Your objective
Can you transcribe every line exactly and leave the pictures behind?

Dataset section

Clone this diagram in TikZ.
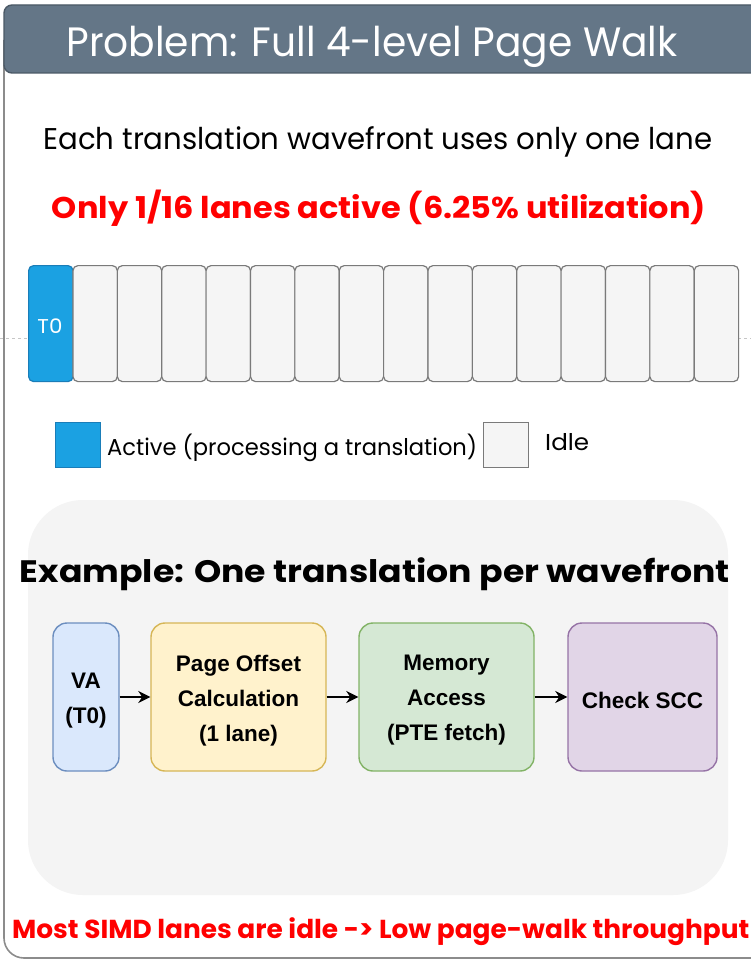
\documentclass[tikz,border=0pt]{standalone}
\usepackage{fontspec}
\usepackage{graphicx}
\setmainfont{Poppins}
\newfontfamily\boxfont{Liberation Sans}
\usetikzlibrary{arrows.meta}

\definecolor{titlebar}{HTML}{647687}
\definecolor{titleedge}{HTML}{4B5966}
\definecolor{framegray}{HTML}{8C8C8C}
\definecolor{panelgray}{HTML}{F4F4F4}
\definecolor{laneblue}{HTML}{1BA1E2}
\definecolor{laneblueedge}{HTML}{1A7DB8}
\definecolor{idlefill}{HTML}{F5F5F5}
\definecolor{idleedge}{HTML}{7A7A7A}
\definecolor{vafill}{HTML}{DAE8FC}\definecolor{vaedge}{HTML}{6C8EBF}
\definecolor{pofill}{HTML}{FFF2CC}\definecolor{poedge}{HTML}{D6B656}
\definecolor{mafill}{HTML}{D5E8D4}\definecolor{maedge}{HTML}{82B366}
\definecolor{scfill}{HTML}{E1D5E7}\definecolor{scedge}{HTML}{9673A6}
\definecolor{alertred}{HTML}{FF0000}

% stretch text horizontally to a given width, keeping its height
\newcommand{\wfit}[2]{\resizebox{#1pt}{\height}{#2}}
\newcommand{\fsz}[1]{\fontsize{#1}{#1}\selectfont}

\tikzset{
  lanebox/.style={rectangle, rounded corners=5pt, line width=1.2pt,
    minimum width=44.375pt, minimum height=116pt, inner sep=0pt, anchor=north west},
  activelane/.style={lanebox, fill=laneblue, draw=laneblueedge},
  idlelane/.style={lanebox, fill=idlefill, draw=idleedge},
  legendbox/.style={rectangle, minimum size=45pt, inner sep=0pt, line width=1.2pt, anchor=north west},
  flowbox/.style={rectangle, rounded corners=14pt, line width=1.4pt, minimum height=148pt,
    inner sep=0pt},
  flowtext/.style={inner sep=0pt, align=center, yshift=-3.5pt,
    font=\boxfont\bfseries\fontsize{22.5}{35}\selectfont},
  flowarrow/.style={-{Stealth[length=12pt,width=12pt]}, line width=2.2pt, black},
  plain/.style={inner sep=0pt, anchor=base}
}

\begin{document}
\begin{tikzpicture}[x=1pt,y=-1pt]
\useasboundingbox (0,0) rectangle (751,960);
\fill[white] (0,0) rectangle (751,960);

% slide frame and title bar
\draw[framegray, line width=1.6pt, rounded corners=20pt] (4,40) -- (4,958) -- (780,958);
\draw[fill=titlebar, draw=titleedge, line width=1.4pt, rounded corners=8pt]
  (4,5) rectangle (790,73);
\node[plain, text=white, font=\fsz{41}] (title) at (372,57)
  {\wfit{611}{Problem: Full 4-level Page Walk}};

% headline texts
\node[plain, font=\fsz{30}] (lead) at (378,150)
  {\wfit{669}{Each translation wavefront uses only one lane}};
\node[plain, text=alertred, font=\bfseries\fsz{30}] (util) at (379,218)
  {\wfit{654}{Only 1/16 lanes active (6.25\% utilization)}};

% faint guide line behind the lanes
\coordinate (guideL) at (0,338);
\coordinate (guideR) at (751,338);
\draw[gray!45, line width=0.8pt, dash pattern=on 3pt off 3pt] (guideL) -- (guideR);

% the 16 SIMD lanes
\node[activelane] (lane0) at (28,265) {};
\foreach \i in {1,...,15}{
  \node[idlelane] (lane\i) at ({28+44.375*\i},265) {};
}
\node[plain, text=white, font=\fsz{20}] (t0) at (50,333) {\wfit{25}{T0}};

% legend
\node[legendbox, fill=laneblue, draw=laneblueedge] (legActive) at (55,422) {};
\node[plain, anchor=base west, font=\fsz{23}] (legActiveTxt) at (107,455)
  {\wfit{370}{Active (processing a translation)}};
\node[legendbox, fill=idlefill, draw=idleedge] (legIdle) at (483,422) {};
\node[plain, anchor=base west, font=\fsz{23}] (legIdleTxt) at (545,450) {\wfit{44}{Idle}};

% example panel
\fill[panelgray, rounded corners=55pt] (28,500) rectangle (728,895);
\node[plain, font=\bfseries\fsz{31}] (extitle) at (375,582)
  {\wfit{710}{Example: One translation per wavefront}};

% pipeline stages
\node[flowbox, fill=vafill, draw=vaedge, minimum width=66pt] (va) at (86,697) {};
\node[flowbox, fill=pofill, draw=poedge, minimum width=175pt] (po) at (238.5,697) {};
\node[flowbox, fill=mafill, draw=maedge, minimum width=175pt] (ma) at (446.5,697) {};
\node[flowbox, fill=scfill, draw=scedge, minimum width=149pt] (sc) at (642.5,697) {};
\node[flowtext] (vaTxt) at (va.center) {VA\\(T0)};
\node[flowtext] (poTxt) at (po.center) {Page Offset\\Calculation\\(1 lane)};
\node[flowtext] (maTxt) at (ma.center) {Memory\\Access\\(PTE fetch)};
\node[flowtext] (scTxt) at (sc.center) {Check SCC};

\draw[flowarrow] (va) -- (po);
\draw[flowarrow] (po) -- (ma);
\draw[flowarrow] (ma) -- (sc);

% conclusion
\node[plain, anchor=base west, text=alertred, font=\bfseries\fsz{26}] (concl) at (12,938)
  {\wfit{737}{Most SIMD lanes are idle -> Low page-walk throughput}};
\end{tikzpicture}
\end{document}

Result of this exercise
Clone this diagram in TikZ.
\documentclass[tikz,border=0pt]{standalone}
\usepackage{fontspec}
\usepackage{graphicx}
\setmainfont{Poppins}
\newfontfamily\boxfont{Liberation Sans}
\usetikzlibrary{arrows.meta}

\definecolor{titlebar}{HTML}{647687}
\definecolor{titleedge}{HTML}{4B5966}
\definecolor{framegray}{HTML}{8C8C8C}
\definecolor{panelgray}{HTML}{F4F4F4}
\definecolor{laneblue}{HTML}{1BA1E2}
\definecolor{laneblueedge}{HTML}{1A7DB8}
\definecolor{idlefill}{HTML}{F5F5F5}
\definecolor{idleedge}{HTML}{7A7A7A}
\definecolor{vafill}{HTML}{DAE8FC}\definecolor{vaedge}{HTML}{6C8EBF}
\definecolor{pofill}{HTML}{FFF2CC}\definecolor{poedge}{HTML}{D6B656}
\definecolor{mafill}{HTML}{D5E8D4}\definecolor{maedge}{HTML}{82B366}
\definecolor{scfill}{HTML}{E1D5E7}\definecolor{scedge}{HTML}{9673A6}
\definecolor{alertred}{HTML}{FF0000}

% stretch text horizontally to a given width, keeping its height
\newcommand{\wfit}[2]{\resizebox{#1pt}{\height}{#2}}
\newcommand{\fsz}[1]{\fontsize{#1}{#1}\selectfont}

\tikzset{
  lanebox/.style={rectangle, rounded corners=5pt, line width=1.2pt,
    minimum width=44.375pt, minimum height=116pt, inner sep=0pt, anchor=north west},
  activelane/.style={lanebox, fill=laneblue, draw=laneblueedge},
  idlelane/.style={lanebox, fill=idlefill, draw=idleedge},
  legendbox/.style={rectangle, minimum size=45pt, inner sep=0pt, line width=1.2pt, anchor=north west},
  flowbox/.style={rectangle, rounded corners=14pt, line width=1.4pt, minimum height=148pt,
    inner sep=0pt},
  flowtext/.style={inner sep=0pt, align=center, yshift=-3.5pt,
    font=\boxfont\bfseries\fontsize{22.5}{35}\selectfont},
  flowarrow/.style={-{Stealth[length=12pt,width=12pt]}, line width=2.2pt, black},
  plain/.style={inner sep=0pt, anchor=base}
}

\begin{document}
\begin{tikzpicture}[x=1pt,y=-1pt]
\useasboundingbox (0,0) rectangle (751,960);
\fill[white] (0,0) rectangle (751,960);

% slide frame and title bar
\draw[framegray, line width=1.6pt, rounded corners=20pt] (4,40) -- (4,958) -- (780,958);
\draw[fill=titlebar, draw=titleedge, line width=1.4pt, rounded corners=8pt]
  (4,5) rectangle (790,73);
\node[plain, text=white, font=\fsz{41}] (title) at (372,57)
  {\wfit{611}{Problem: Full 4-level Page Walk}};

% headline texts
\node[plain, font=\fsz{30}] (lead) at (378,150)
  {\wfit{669}{Each translation wavefront uses only one lane}};
\node[plain, text=alertred, font=\bfseries\fsz{30}] (util) at (379,218)
  {\wfit{654}{Only 1/16 lanes active (6.25\% utilization)}};

% faint guide line behind the lanes
\coordinate (guideL) at (0,338);
\coordinate (guideR) at (751,338);
\draw[gray!45, line width=0.8pt, dash pattern=on 3pt off 3pt] (guideL) -- (guideR);

% the 16 SIMD lanes
\node[activelane] (lane0) at (28,265) {};
\foreach \i in {1,...,15}{
  \node[idlelane] (lane\i) at ({28+44.375*\i},265) {};
}
\node[plain, text=white, font=\fsz{20}] (t0) at (50,333) {\wfit{25}{T0}};

% legend
\node[legendbox, fill=laneblue, draw=laneblueedge] (legActive) at (55,422) {};
\node[plain, anchor=base west, font=\fsz{23}] (legActiveTxt) at (107,455)
  {\wfit{370}{Active (processing a translation)}};
\node[legendbox, fill=idlefill, draw=idleedge] (legIdle) at (483,422) {};
\node[plain, anchor=base west, font=\fsz{23}] (legIdleTxt) at (545,450) {\wfit{44}{Idle}};

% example panel
\fill[panelgray, rounded corners=55pt] (28,500) rectangle (728,895);
\node[plain, font=\bfseries\fsz{31}] (extitle) at (375,582)
  {\wfit{710}{Example: One translation per wavefront}};

% pipeline stages
\node[flowbox, fill=vafill, draw=vaedge, minimum width=66pt] (va) at (86,697) {};
\node[flowbox, fill=pofill, draw=poedge, minimum width=175pt] (po) at (238.5,697) {};
\node[flowbox, fill=mafill, draw=maedge, minimum width=175pt] (ma) at (446.5,697) {};
\node[flowbox, fill=scfill, draw=scedge, minimum width=149pt] (sc) at (642.5,697) {};
\node[flowtext] (vaTxt) at (va.center) {VA\\(T0)};
\node[flowtext] (poTxt) at (po.center) {Page Offset\\Calculation\\(1 lane)};
\node[flowtext] (maTxt) at (ma.center) {Memory\\Access\\(PTE fetch)};
\node[flowtext] (scTxt) at (sc.center) {Check SCC};

\draw[flowarrow] (va) -- (po);
\draw[flowarrow] (po) -- (ma);
\draw[flowarrow] (ma) -- (sc);

% conclusion
\node[plain, anchor=base west, text=alertred, font=\bfseries\fsz{26}] (concl) at (12,938)
  {\wfit{737}{Most SIMD lanes are idle -> Low page-walk throughput}};
\end{tikzpicture}
\end{document}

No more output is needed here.